SUPPLIED MATERIAL:
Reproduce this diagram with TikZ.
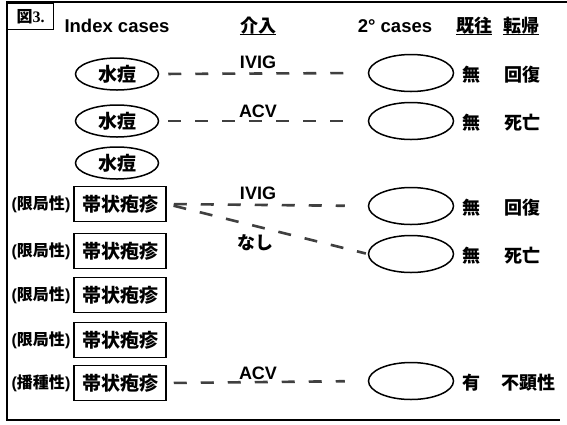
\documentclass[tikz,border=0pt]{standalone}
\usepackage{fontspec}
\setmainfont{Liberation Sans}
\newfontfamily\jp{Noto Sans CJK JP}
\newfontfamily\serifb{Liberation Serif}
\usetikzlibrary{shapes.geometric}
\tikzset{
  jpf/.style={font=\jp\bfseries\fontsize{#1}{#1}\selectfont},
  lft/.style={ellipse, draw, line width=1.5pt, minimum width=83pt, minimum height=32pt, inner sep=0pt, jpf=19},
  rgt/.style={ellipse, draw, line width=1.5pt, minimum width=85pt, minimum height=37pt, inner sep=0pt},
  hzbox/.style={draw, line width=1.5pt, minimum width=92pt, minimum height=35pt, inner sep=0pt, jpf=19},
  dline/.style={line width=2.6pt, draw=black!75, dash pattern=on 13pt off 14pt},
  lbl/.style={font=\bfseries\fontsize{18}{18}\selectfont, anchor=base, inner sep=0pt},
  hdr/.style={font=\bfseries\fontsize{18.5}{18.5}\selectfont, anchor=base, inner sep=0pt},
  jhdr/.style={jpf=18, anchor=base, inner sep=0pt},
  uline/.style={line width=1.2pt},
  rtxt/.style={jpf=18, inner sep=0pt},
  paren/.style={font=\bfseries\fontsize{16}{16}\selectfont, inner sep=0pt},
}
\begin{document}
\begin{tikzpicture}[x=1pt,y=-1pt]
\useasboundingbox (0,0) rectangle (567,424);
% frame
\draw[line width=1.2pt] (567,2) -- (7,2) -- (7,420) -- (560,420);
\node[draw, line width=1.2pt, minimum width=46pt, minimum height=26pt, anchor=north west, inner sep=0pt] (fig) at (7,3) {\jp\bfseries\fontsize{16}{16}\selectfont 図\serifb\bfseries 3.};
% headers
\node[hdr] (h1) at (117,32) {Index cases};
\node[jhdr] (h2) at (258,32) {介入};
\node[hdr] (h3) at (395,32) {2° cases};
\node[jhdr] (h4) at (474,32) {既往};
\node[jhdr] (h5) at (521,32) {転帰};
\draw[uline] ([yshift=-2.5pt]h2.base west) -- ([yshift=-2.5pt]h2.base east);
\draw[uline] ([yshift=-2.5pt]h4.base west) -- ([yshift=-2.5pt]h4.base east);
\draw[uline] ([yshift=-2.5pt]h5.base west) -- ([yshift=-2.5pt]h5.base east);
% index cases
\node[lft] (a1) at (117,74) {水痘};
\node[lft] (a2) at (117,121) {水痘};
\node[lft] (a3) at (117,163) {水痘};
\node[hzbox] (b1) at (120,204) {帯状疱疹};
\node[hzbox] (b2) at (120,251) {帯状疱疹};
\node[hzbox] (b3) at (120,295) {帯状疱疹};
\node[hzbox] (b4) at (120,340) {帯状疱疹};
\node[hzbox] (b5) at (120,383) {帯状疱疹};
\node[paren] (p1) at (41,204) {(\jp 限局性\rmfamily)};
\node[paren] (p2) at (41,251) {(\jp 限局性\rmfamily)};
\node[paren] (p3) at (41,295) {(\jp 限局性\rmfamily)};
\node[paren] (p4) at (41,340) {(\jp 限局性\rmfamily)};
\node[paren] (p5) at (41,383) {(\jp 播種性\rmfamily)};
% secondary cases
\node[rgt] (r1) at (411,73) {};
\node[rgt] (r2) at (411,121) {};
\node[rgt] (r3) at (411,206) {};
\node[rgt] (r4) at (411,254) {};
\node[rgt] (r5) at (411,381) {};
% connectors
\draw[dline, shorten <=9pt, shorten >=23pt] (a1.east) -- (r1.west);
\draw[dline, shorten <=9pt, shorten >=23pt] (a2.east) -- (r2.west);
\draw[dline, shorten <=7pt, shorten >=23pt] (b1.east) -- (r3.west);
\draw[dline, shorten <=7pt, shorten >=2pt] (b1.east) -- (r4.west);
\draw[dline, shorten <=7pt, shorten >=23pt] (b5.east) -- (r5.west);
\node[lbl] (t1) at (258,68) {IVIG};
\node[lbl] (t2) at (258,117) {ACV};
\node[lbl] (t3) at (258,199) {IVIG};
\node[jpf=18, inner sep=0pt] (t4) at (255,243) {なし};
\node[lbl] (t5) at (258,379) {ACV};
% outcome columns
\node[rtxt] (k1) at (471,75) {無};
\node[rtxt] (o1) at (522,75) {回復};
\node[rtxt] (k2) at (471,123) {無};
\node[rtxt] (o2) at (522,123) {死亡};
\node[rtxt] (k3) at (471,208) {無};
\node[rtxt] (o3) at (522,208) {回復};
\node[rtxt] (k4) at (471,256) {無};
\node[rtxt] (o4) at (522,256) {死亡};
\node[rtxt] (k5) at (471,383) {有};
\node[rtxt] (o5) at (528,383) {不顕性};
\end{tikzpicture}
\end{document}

EXERCISE REQUIREMENTS: Pictures are to be left out; repeat all the remaining data exactly.

RESPONSE TO THE EXERCISE:
Reproduce this diagram with TikZ.
\documentclass[tikz,border=0pt]{standalone}
\usepackage{fontspec}
\setmainfont{Liberation Sans}
\newfontfamily\jp{Noto Sans CJK JP}
\newfontfamily\serifb{Liberation Serif}
\usetikzlibrary{shapes.geometric}
\tikzset{
  jpf/.style={font=\jp\bfseries\fontsize{#1}{#1}\selectfont},
  lft/.style={ellipse, draw, line width=1.5pt, minimum width=83pt, minimum height=32pt, inner sep=0pt, jpf=19},
  rgt/.style={ellipse, draw, line width=1.5pt, minimum width=85pt, minimum height=37pt, inner sep=0pt},
  hzbox/.style={draw, line width=1.5pt, minimum width=92pt, minimum height=35pt, inner sep=0pt, jpf=19},
  dline/.style={line width=2.6pt, draw=black!75, dash pattern=on 13pt off 14pt},
  lbl/.style={font=\bfseries\fontsize{18}{18}\selectfont, anchor=base, inner sep=0pt},
  hdr/.style={font=\bfseries\fontsize{18.5}{18.5}\selectfont, anchor=base, inner sep=0pt},
  jhdr/.style={jpf=18, anchor=base, inner sep=0pt},
  uline/.style={line width=1.2pt},
  rtxt/.style={jpf=18, inner sep=0pt},
  paren/.style={font=\bfseries\fontsize{16}{16}\selectfont, inner sep=0pt},
}
\begin{document}
\begin{tikzpicture}[x=1pt,y=-1pt]
\useasboundingbox (0,0) rectangle (567,424);
% frame
\draw[line width=1.2pt] (567,2) -- (7,2) -- (7,420) -- (560,420);
\node[draw, line width=1.2pt, minimum width=46pt, minimum height=26pt, anchor=north west, inner sep=0pt] (fig) at (7,3) {\jp\bfseries\fontsize{16}{16}\selectfont 図\serifb\bfseries 3.};
% headers
\node[hdr] (h1) at (117,32) {Index cases};
\node[jhdr] (h2) at (258,32) {介入};
\node[hdr] (h3) at (395,32) {2° cases};
\node[jhdr] (h4) at (474,32) {既往};
\node[jhdr] (h5) at (521,32) {転帰};
\draw[uline] ([yshift=-2.5pt]h2.base west) -- ([yshift=-2.5pt]h2.base east);
\draw[uline] ([yshift=-2.5pt]h4.base west) -- ([yshift=-2.5pt]h4.base east);
\draw[uline] ([yshift=-2.5pt]h5.base west) -- ([yshift=-2.5pt]h5.base east);
% index cases
\node[lft] (a1) at (117,74) {水痘};
\node[lft] (a2) at (117,121) {水痘};
\node[lft] (a3) at (117,163) {水痘};
\node[hzbox] (b1) at (120,204) {帯状疱疹};
\node[hzbox] (b2) at (120,251) {帯状疱疹};
\node[hzbox] (b3) at (120,295) {帯状疱疹};
\node[hzbox] (b4) at (120,340) {帯状疱疹};
\node[hzbox] (b5) at (120,383) {帯状疱疹};
\node[paren] (p1) at (41,204) {(\jp 限局性\rmfamily)};
\node[paren] (p2) at (41,251) {(\jp 限局性\rmfamily)};
\node[paren] (p3) at (41,295) {(\jp 限局性\rmfamily)};
\node[paren] (p4) at (41,340) {(\jp 限局性\rmfamily)};
\node[paren] (p5) at (41,383) {(\jp 播種性\rmfamily)};
% secondary cases
\node[rgt] (r1) at (411,73) {};
\node[rgt] (r2) at (411,121) {};
\node[rgt] (r3) at (411,206) {};
\node[rgt] (r4) at (411,254) {};
\node[rgt] (r5) at (411,381) {};
% connectors
\draw[dline, shorten <=9pt, shorten >=23pt] (a1.east) -- (r1.west);
\draw[dline, shorten <=9pt, shorten >=23pt] (a2.east) -- (r2.west);
\draw[dline, shorten <=7pt, shorten >=23pt] (b1.east) -- (r3.west);
\draw[dline, shorten <=7pt, shorten >=2pt] (b1.east) -- (r4.west);
\draw[dline, shorten <=7pt, shorten >=23pt] (b5.east) -- (r5.west);
\node[lbl] (t1) at (258,68) {IVIG};
\node[lbl] (t2) at (258,117) {ACV};
\node[lbl] (t3) at (258,199) {IVIG};
\node[jpf=18, inner sep=0pt] (t4) at (255,243) {なし};
\node[lbl] (t5) at (258,379) {ACV};
% outcome columns
\node[rtxt] (k1) at (471,75) {無};
\node[rtxt] (o1) at (522,75) {回復};
\node[rtxt] (k2) at (471,123) {無};
\node[rtxt] (o2) at (522,123) {死亡};
\node[rtxt] (k3) at (471,208) {無};
\node[rtxt] (o3) at (522,208) {回復};
\node[rtxt] (k4) at (471,256) {無};
\node[rtxt] (o4) at (522,256) {死亡};
\node[rtxt] (k5) at (471,383) {有};
\node[rtxt] (o5) at (528,383) {不顕性};
\end{tikzpicture}
\end{document}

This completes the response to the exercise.